## [STATED TASK]
Each line of the material must be repeated precisely, with the pictures left out.

+ + +

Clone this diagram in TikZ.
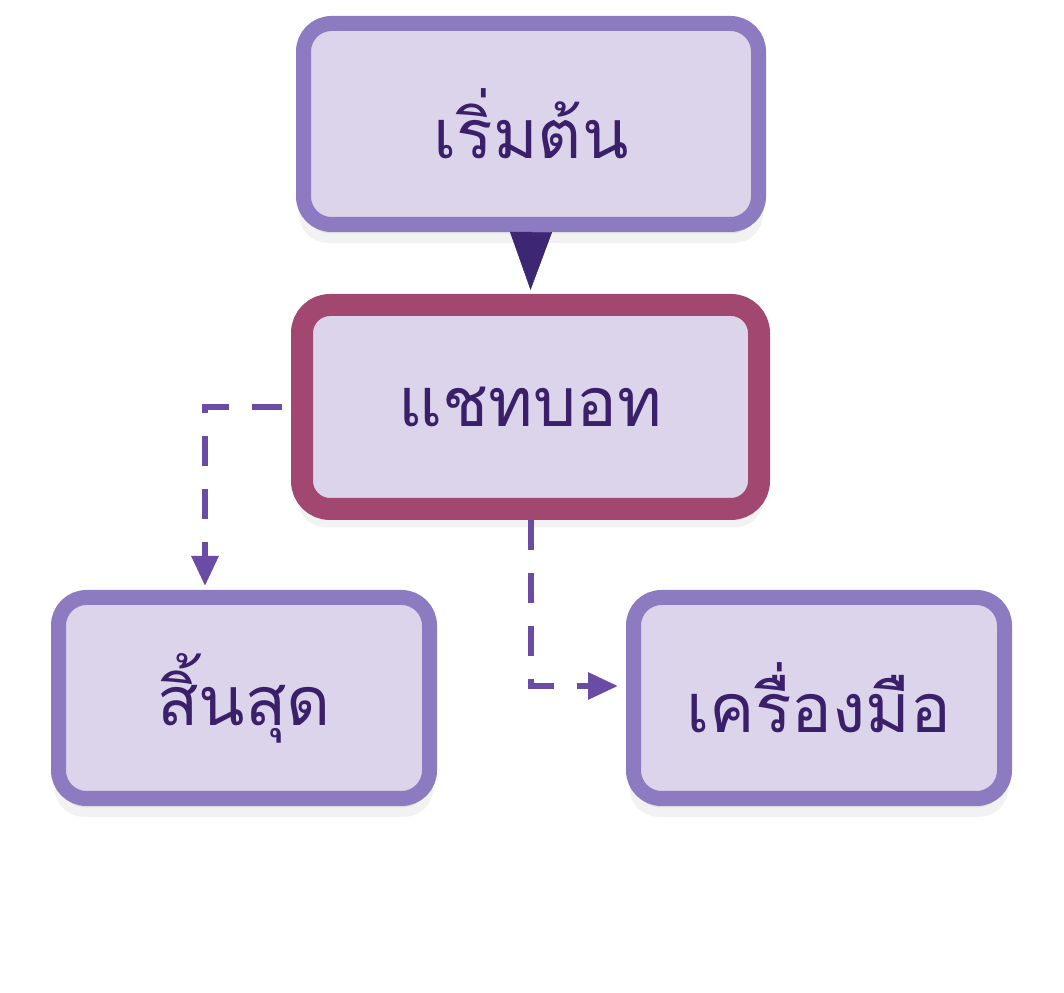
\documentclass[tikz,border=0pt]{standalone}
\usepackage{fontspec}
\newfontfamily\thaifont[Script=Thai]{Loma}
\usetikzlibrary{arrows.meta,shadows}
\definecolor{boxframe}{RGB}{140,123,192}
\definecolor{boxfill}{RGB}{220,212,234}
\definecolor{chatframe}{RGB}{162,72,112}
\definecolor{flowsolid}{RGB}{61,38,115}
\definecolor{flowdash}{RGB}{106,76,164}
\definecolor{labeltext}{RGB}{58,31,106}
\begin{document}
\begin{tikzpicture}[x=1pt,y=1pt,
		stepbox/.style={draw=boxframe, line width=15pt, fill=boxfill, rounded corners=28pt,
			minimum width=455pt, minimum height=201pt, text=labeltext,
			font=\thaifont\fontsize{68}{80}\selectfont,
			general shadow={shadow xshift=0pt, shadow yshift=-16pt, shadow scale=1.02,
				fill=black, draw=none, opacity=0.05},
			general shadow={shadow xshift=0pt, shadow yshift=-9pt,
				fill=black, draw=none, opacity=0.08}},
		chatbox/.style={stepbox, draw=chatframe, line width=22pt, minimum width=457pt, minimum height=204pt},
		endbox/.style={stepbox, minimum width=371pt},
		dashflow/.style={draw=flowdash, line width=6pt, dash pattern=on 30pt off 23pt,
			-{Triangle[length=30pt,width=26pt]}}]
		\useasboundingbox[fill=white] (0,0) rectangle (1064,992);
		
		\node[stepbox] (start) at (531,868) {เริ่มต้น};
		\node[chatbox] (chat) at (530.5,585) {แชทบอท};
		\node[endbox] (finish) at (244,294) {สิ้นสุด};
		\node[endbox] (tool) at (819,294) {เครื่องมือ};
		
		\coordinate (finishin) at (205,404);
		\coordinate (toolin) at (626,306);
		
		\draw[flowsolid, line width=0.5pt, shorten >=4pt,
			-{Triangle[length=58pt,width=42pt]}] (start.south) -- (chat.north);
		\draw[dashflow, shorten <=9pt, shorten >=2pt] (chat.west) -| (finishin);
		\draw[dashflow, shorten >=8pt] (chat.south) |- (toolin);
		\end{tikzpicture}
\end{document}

+ + +

## [TASK RESPONSE]
Clone this diagram in TikZ.
\documentclass[tikz,border=0pt]{standalone}
\usepackage{fontspec}
\newfontfamily\thaifont[Script=Thai]{Loma}
\usetikzlibrary{arrows.meta,shadows}
\definecolor{boxframe}{RGB}{140,123,192}
\definecolor{boxfill}{RGB}{220,212,234}
\definecolor{chatframe}{RGB}{162,72,112}
\definecolor{flowsolid}{RGB}{61,38,115}
\definecolor{flowdash}{RGB}{106,76,164}
\definecolor{labeltext}{RGB}{58,31,106}
\begin{document}
\begin{tikzpicture}[x=1pt,y=1pt,
		stepbox/.style={draw=boxframe, line width=15pt, fill=boxfill, rounded corners=28pt,
			minimum width=455pt, minimum height=201pt, text=labeltext,
			font=\thaifont\fontsize{68}{80}\selectfont,
			general shadow={shadow xshift=0pt, shadow yshift=-16pt, shadow scale=1.02,
				fill=black, draw=none, opacity=0.05},
			general shadow={shadow xshift=0pt, shadow yshift=-9pt,
				fill=black, draw=none, opacity=0.08}},
		chatbox/.style={stepbox, draw=chatframe, line width=22pt, minimum width=457pt, minimum height=204pt},
		endbox/.style={stepbox, minimum width=371pt},
		dashflow/.style={draw=flowdash, line width=6pt, dash pattern=on 30pt off 23pt,
			-{Triangle[length=30pt,width=26pt]}}]
		\useasboundingbox[fill=white] (0,0) rectangle (1064,992);
		
		\node[stepbox] (start) at (531,868) {เริ่มต้น};
		\node[chatbox] (chat) at (530.5,585) {แชทบอท};
		\node[endbox] (finish) at (244,294) {สิ้นสุด};
		\node[endbox] (tool) at (819,294) {เครื่องมือ};
		
		\coordinate (finishin) at (205,404);
		\coordinate (toolin) at (626,306);
		
		\draw[flowsolid, line width=0.5pt, shorten >=4pt,
			-{Triangle[length=58pt,width=42pt]}] (start.south) -- (chat.north);
		\draw[dashflow, shorten <=9pt, shorten >=2pt] (chat.west) -| (finishin);
		\draw[dashflow, shorten >=8pt] (chat.south) |- (toolin);
		\end{tikzpicture}
\end{document}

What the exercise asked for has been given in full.